Information provided
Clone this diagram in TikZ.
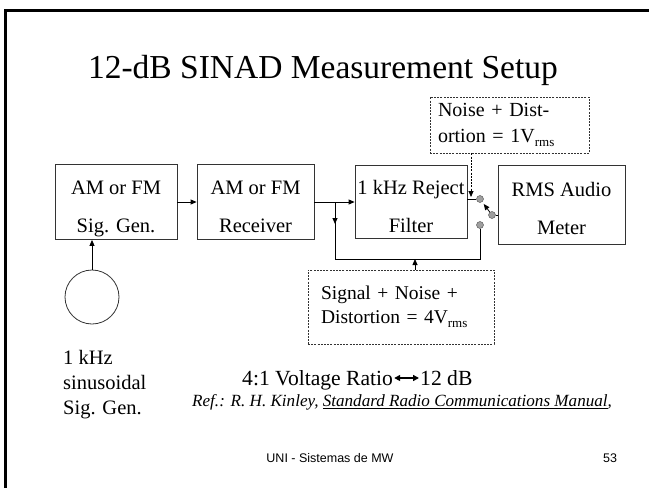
\documentclass[tikz,border=0pt]{standalone}
\usepackage{fontspec}
\setmainfont{Liberation Serif}
\setsansfont{Liberation Sans}
\usetikzlibrary{arrows.meta, calc, positioning, decorations.markings}

\newcommand{\rmsub}{\raisebox{-0.45ex}{\fontsize{13}{13}\selectfont rms}}

\tikzset{
  block/.style={draw=black!80, line width=0.8pt, inner sep=0pt, align=center,
    font=\fontsize{20.5}{38}\selectfont, text height=60pt, text depth=0pt},
  note/.style={draw=black!80, line width=0.8pt, dash pattern=on 2pt off 1.2pt,
    inner ysep=0pt, align=left},
  sig/.style={-{Triangle[length=6pt,width=5pt]}, line width=0.8pt},
  tap/.style={circle, fill=gray!75, draw=gray!60!black, inner sep=0pt, minimum size=7pt},
  midarrow/.style={decoration={markings,
    mark=at position 22pt with {\arrow{Triangle[length=6pt,width=5pt]}}}, postaction=decorate},
}

\begin{document}
\begin{tikzpicture}[x=1pt, y=-1pt]
  \useasboundingbox (0,0) rectangle (649,488);

  % Slide frame
  \draw[line width=3pt] (5,488) -- (5,10) -- (649,10);

  % Title
  \node[font=\fontsize{33.5}{36}\selectfont] (title) at (323,70) {12-dB SINAD Measurement Setup};

  % Blocks
  \node[block, minimum width=122pt, minimum height=75pt] (siggen) at (116,202) {AM or FM\\Sig. Gen.};
  \node[block, minimum width=117pt, minimum height=75pt] (rx) at (255.5,202) {AM or FM\\Receiver};
  \node[block, minimum width=112pt, minimum height=73pt] (rej) at (411,202) {1 kHz Reject\\Filter};
  \node[block, minimum width=127pt, minimum height=79pt] (rms) at (561.5,204.5) {RMS Audio\\Meter};

  % Sinusoidal source
  \node[circle, draw=black!80, line width=0.8pt, minimum size=54pt] (osc) at (92,297) {};
  \node[anchor=north west, align=left, inner sep=0pt, font=\fontsize{20.5}{25}\selectfont]
    (osclabel) at (63,350) {1 kHz\\sinusoidal\\Sig. Gen.};

  % Dashed notes
  \node[note, text width=143pt, inner xsep=8pt, minimum height=56pt,
    font=\fontsize{20}{26}\selectfont] (noise) at (509.5,125) {Noise + Dist-\\ortion = 1V\rmsub};
  \node[note, text width=160pt, inner xsep=13pt, minimum height=74pt,
    font=\fontsize{19.5}{24}\selectfont] (sum) at (401,307) {Signal + Noise +\\Distortion = 4V\rmsub};

  % Switch contacts
  \node[tap] (dotup) at (480,199) {};
  \node[tap] (pivot) at (492,215) {};
  \node[tap] (dotlow) at (480,225) {};

  % Signal path
  \draw[sig] (osc.north) -- (osc.north |- siggen.south);
  \draw[sig] (siggen.east) -- (siggen.east -| rx.west);
  \draw[sig] (rx.east) -- (rx.east -| rej.west);
  \coordinate (split) at (335,202);
  \coordinate (bend) at (480,259);
  \draw[line width=0.8pt, midarrow] (split) |- (bend) -- (dotlow);
  \coordinate (merge) at (415,259);
  \draw[sig] (merge |- sum.north) -- (merge);
  \draw[line width=0.8pt] (dotup -| rej.east) -- (dotup);
  \coordinate (probe) at (471,197);
  \draw[sig, dash pattern=on 2pt off 1.2pt] (probe |- noise.south) -- (probe);
  \draw[sig, shorten >=2.5pt] (pivot) -- (dotup);
  \draw[line width=0.8pt] (pivot) -- (pivot -| rms.west);

  % Ratio and reference
  \node[anchor=base west, inner sep=1pt, font=\fontsize{21.6}{23}\selectfont] (ratio) at (241,385) {4:1 Voltage Ratio};
  \node[anchor=base west, inner sep=1pt, font=\fontsize{21.6}{23}\selectfont] (db) at (419,385) {12 dB};
  \draw[{Triangle[length=6pt,width=6pt]}-{Triangle[length=6pt,width=6pt]}, line width=1.5pt]
    ($(ratio.base east)+(0,-7)$) -- ($(db.base west)+(0,-7)$);
  \node[anchor=west, inner sep=0pt, font=\fontsize{17.1}{19}\selectfont\itshape] (ref) at (192,402)
    {Ref.: R. H. Kinley, \underline{Standard Radio Communications Manual},};

  % Footer
  \node[font=\sffamily\fontsize{12.5}{14}\selectfont] (foot) at (330,458) {UNI - Sistemas de MW};
  \node[font=\sffamily\fontsize{12.5}{14}\selectfont] (page) at (610,458) {53};
\end{tikzpicture}
\end{document}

The task
Give every line back word for word and leave the pictures out.

Answer below
Clone this diagram in TikZ.
\documentclass[tikz,border=0pt]{standalone}
\usepackage{fontspec}
\setmainfont{Liberation Serif}
\setsansfont{Liberation Sans}
\usetikzlibrary{arrows.meta, calc, positioning, decorations.markings}

\newcommand{\rmsub}{\raisebox{-0.45ex}{\fontsize{13}{13}\selectfont rms}}

\tikzset{
  block/.style={draw=black!80, line width=0.8pt, inner sep=0pt, align=center,
    font=\fontsize{20.5}{38}\selectfont, text height=60pt, text depth=0pt},
  note/.style={draw=black!80, line width=0.8pt, dash pattern=on 2pt off 1.2pt,
    inner ysep=0pt, align=left},
  sig/.style={-{Triangle[length=6pt,width=5pt]}, line width=0.8pt},
  tap/.style={circle, fill=gray!75, draw=gray!60!black, inner sep=0pt, minimum size=7pt},
  midarrow/.style={decoration={markings,
    mark=at position 22pt with {\arrow{Triangle[length=6pt,width=5pt]}}}, postaction=decorate},
}

\begin{document}
\begin{tikzpicture}[x=1pt, y=-1pt]
  \useasboundingbox (0,0) rectangle (649,488);

  % Slide frame
  \draw[line width=3pt] (5,488) -- (5,10) -- (649,10);

  % Title
  \node[font=\fontsize{33.5}{36}\selectfont] (title) at (323,70) {12-dB SINAD Measurement Setup};

  % Blocks
  \node[block, minimum width=122pt, minimum height=75pt] (siggen) at (116,202) {AM or FM\\Sig. Gen.};
  \node[block, minimum width=117pt, minimum height=75pt] (rx) at (255.5,202) {AM or FM\\Receiver};
  \node[block, minimum width=112pt, minimum height=73pt] (rej) at (411,202) {1 kHz Reject\\Filter};
  \node[block, minimum width=127pt, minimum height=79pt] (rms) at (561.5,204.5) {RMS Audio\\Meter};

  % Sinusoidal source
  \node[circle, draw=black!80, line width=0.8pt, minimum size=54pt] (osc) at (92,297) {};
  \node[anchor=north west, align=left, inner sep=0pt, font=\fontsize{20.5}{25}\selectfont]
    (osclabel) at (63,350) {1 kHz\\sinusoidal\\Sig. Gen.};

  % Dashed notes
  \node[note, text width=143pt, inner xsep=8pt, minimum height=56pt,
    font=\fontsize{20}{26}\selectfont] (noise) at (509.5,125) {Noise + Dist-\\ortion = 1V\rmsub};
  \node[note, text width=160pt, inner xsep=13pt, minimum height=74pt,
    font=\fontsize{19.5}{24}\selectfont] (sum) at (401,307) {Signal + Noise +\\Distortion = 4V\rmsub};

  % Switch contacts
  \node[tap] (dotup) at (480,199) {};
  \node[tap] (pivot) at (492,215) {};
  \node[tap] (dotlow) at (480,225) {};

  % Signal path
  \draw[sig] (osc.north) -- (osc.north |- siggen.south);
  \draw[sig] (siggen.east) -- (siggen.east -| rx.west);
  \draw[sig] (rx.east) -- (rx.east -| rej.west);
  \coordinate (split) at (335,202);
  \coordinate (bend) at (480,259);
  \draw[line width=0.8pt, midarrow] (split) |- (bend) -- (dotlow);
  \coordinate (merge) at (415,259);
  \draw[sig] (merge |- sum.north) -- (merge);
  \draw[line width=0.8pt] (dotup -| rej.east) -- (dotup);
  \coordinate (probe) at (471,197);
  \draw[sig, dash pattern=on 2pt off 1.2pt] (probe |- noise.south) -- (probe);
  \draw[sig, shorten >=2.5pt] (pivot) -- (dotup);
  \draw[line width=0.8pt] (pivot) -- (pivot -| rms.west);

  % Ratio and reference
  \node[anchor=base west, inner sep=1pt, font=\fontsize{21.6}{23}\selectfont] (ratio) at (241,385) {4:1 Voltage Ratio};
  \node[anchor=base west, inner sep=1pt, font=\fontsize{21.6}{23}\selectfont] (db) at (419,385) {12 dB};
  \draw[{Triangle[length=6pt,width=6pt]}-{Triangle[length=6pt,width=6pt]}, line width=1.5pt]
    ($(ratio.base east)+(0,-7)$) -- ($(db.base west)+(0,-7)$);
  \node[anchor=west, inner sep=0pt, font=\fontsize{17.1}{19}\selectfont\itshape] (ref) at (192,402)
    {Ref.: R. H. Kinley, \underline{Standard Radio Communications Manual},};

  % Footer
  \node[font=\sffamily\fontsize{12.5}{14}\selectfont] (foot) at (330,458) {UNI - Sistemas de MW};
  \node[font=\sffamily\fontsize{12.5}{14}\selectfont] (page) at (610,458) {53};
\end{tikzpicture}
\end{document}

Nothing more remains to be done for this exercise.